Harmonic and Anharmonic Oscillators on the Heisenberg Group
David Rottensteiner, Michael Ruzhansky
Abstract
Although there is no canonical version of the harmonic oscillator on the Heisenberg group $\mathbf{H}_n$ so far, we make a strong case for a particular choice of operator by using the representation theory of the Dynin-Folland group $\mathbf{H}_{n, 2}$, a $3$-step stratified Lie group, whose generic representations act on $L^2(\mathbf{H}_n)$. Our approach is inspired by the connection between the harmonic oscillator on $\mathbb{R}^n$ and the sum of squares in the first stratum of $\mathbf{H}_n$ in the sense that we define the harmonic oscillator on $\mathbf{H}_n$ as the image of the sub-Laplacian $\mathcal{L}_{\mathbf{H}_{n, 2}}$ under the generic unitary irreducible representation $π$ of the Dynin-Folland group which has formal dimension $d_π= 1$. This approach, more generally, permits us to define a large class of so-called anharmonic oscillators by employing positive Rockland operators on $\mathbf{H}_{n, 2}$. By using the methods developed in ter Elst and Robinson [tERo], we obtain spectral estimates for the harmonic and anharmonic oscillators on $\mathbf{H}_n$. Moreover, we show that our approach extends to graded $SI/Z$-groups of central dimension $1$, i.e., graded groups which possess unitary irreducible representations which are square-integrable modulo the $1$-dimensional center $Z(G)$. The latter part of the article is concerned with spectral multipliers.
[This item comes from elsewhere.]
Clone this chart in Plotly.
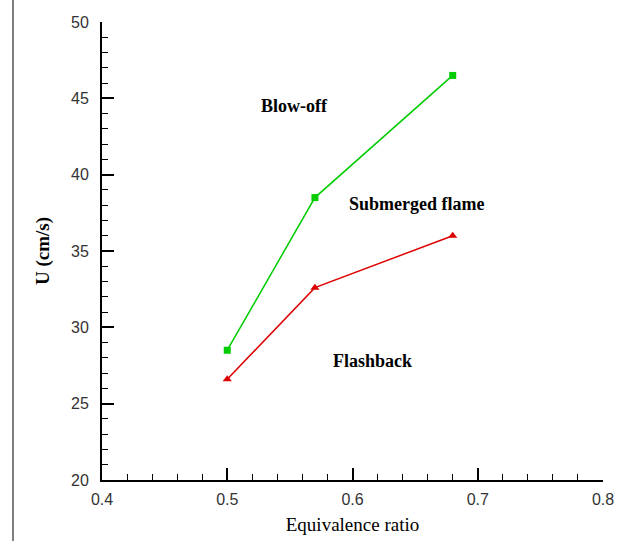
import plotly.graph_objects as go

phi = [0.5, 0.57, 0.68]
blowoff_u = [28.5, 38.5, 46.5]
flashback_u = [26.6, 32.6, 36.0]

region_labels = ["Blow-off", "Submerged flame", "Flashback"]
region_x = [0.554, 0.651, 0.616]
region_y = [44.5, 38.1, 27.8]

fig = go.Figure()
fig.add_trace(go.Scatter(x=phi, y=blowoff_u, mode="lines+markers",
                         line=dict(color="#00cc00", width=1.5),
                         marker=dict(symbol="square", size=7, color="#00cc00"),
                         showlegend=False))
fig.add_trace(go.Scatter(x=phi, y=flashback_u, mode="lines+markers",
                         line=dict(color="#dd0000", width=1.5),
                         marker=dict(symbol="triangle-up", size=8, color="#dd0000"),
                         showlegend=False))

for t, x, y in zip(region_labels, region_x, region_y):
    fig.add_annotation(x=x, y=y, text="<b>%s</b>" % t, showarrow=False,
                       font=dict(family="Liberation Serif", size=18, color="black"))

tickfont = dict(family="Liberation Sans", size=16, color="#333333")

fig.update_xaxes(range=[0.4, 0.8], tick0=0.4, dtick=0.1, tickformat=".1f",
                 showline=True, linecolor="black", linewidth=2, automargin=False,
                 ticks="inside", ticklen=12, tickwidth=2, tickcolor="black",
                 minor=dict(ticks="inside", ticklen=6, tickwidth=1.2, dtick=0.02, tickcolor="black"),
                 showgrid=False, zeroline=False, tickfont=tickfont, ticklabelstandoff=4,
                 title=dict(text="Equivalence ratio",
                            font=dict(family="Liberation Serif", size=19, color="black"), standoff=10))
fig.update_yaxes(range=[20, 50], tick0=20, dtick=5,
                 showline=True, linecolor="black", linewidth=2, automargin=False,
                 ticks="inside", ticklen=12, tickwidth=2, tickcolor="black",
                 minor=dict(ticks="inside", ticklen=6, tickwidth=1.2, dtick=1, tickcolor="black"),
                 showgrid=False, zeroline=False, tickfont=tickfont, ticklabelstandoff=8,
                 title=dict(text="<b>U (cm/s)</b>",
                            font=dict(family="Liberation Serif", size=19, color="black"), standoff=16))

fig.add_shape(type="line", xref="paper", yref="paper",
              x0=(13 - 102) / 501, x1=(13 - 102) / 501, y0=-61 / 458, y1=1 + 22 / 458,
              line=dict(color="black", width=1))

fig.update_layout(width=626, height=541, margin=dict(l=102, r=23, t=22, b=61),
                  plot_bgcolor="white", paper_bgcolor="white")

fig.write_html("out.html")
By combining ter Elst and Robinson's techniques with recent results in [AkRu18], we obtain useful $L^\mathbf{p}$-$L^\mathbf{q}$-estimates for spectral multipliers of the sub-Laplacian $\mathcal{L}_{\mathbf{H}_{n, 2}}$ and, in fact more generally, of general Rockland operators on general graded groups. As a by-product, we recover the Sobolev embeddings on graded groups established in [FiRu17], and obtain explicit hypoelliptic heat semigroup estimates.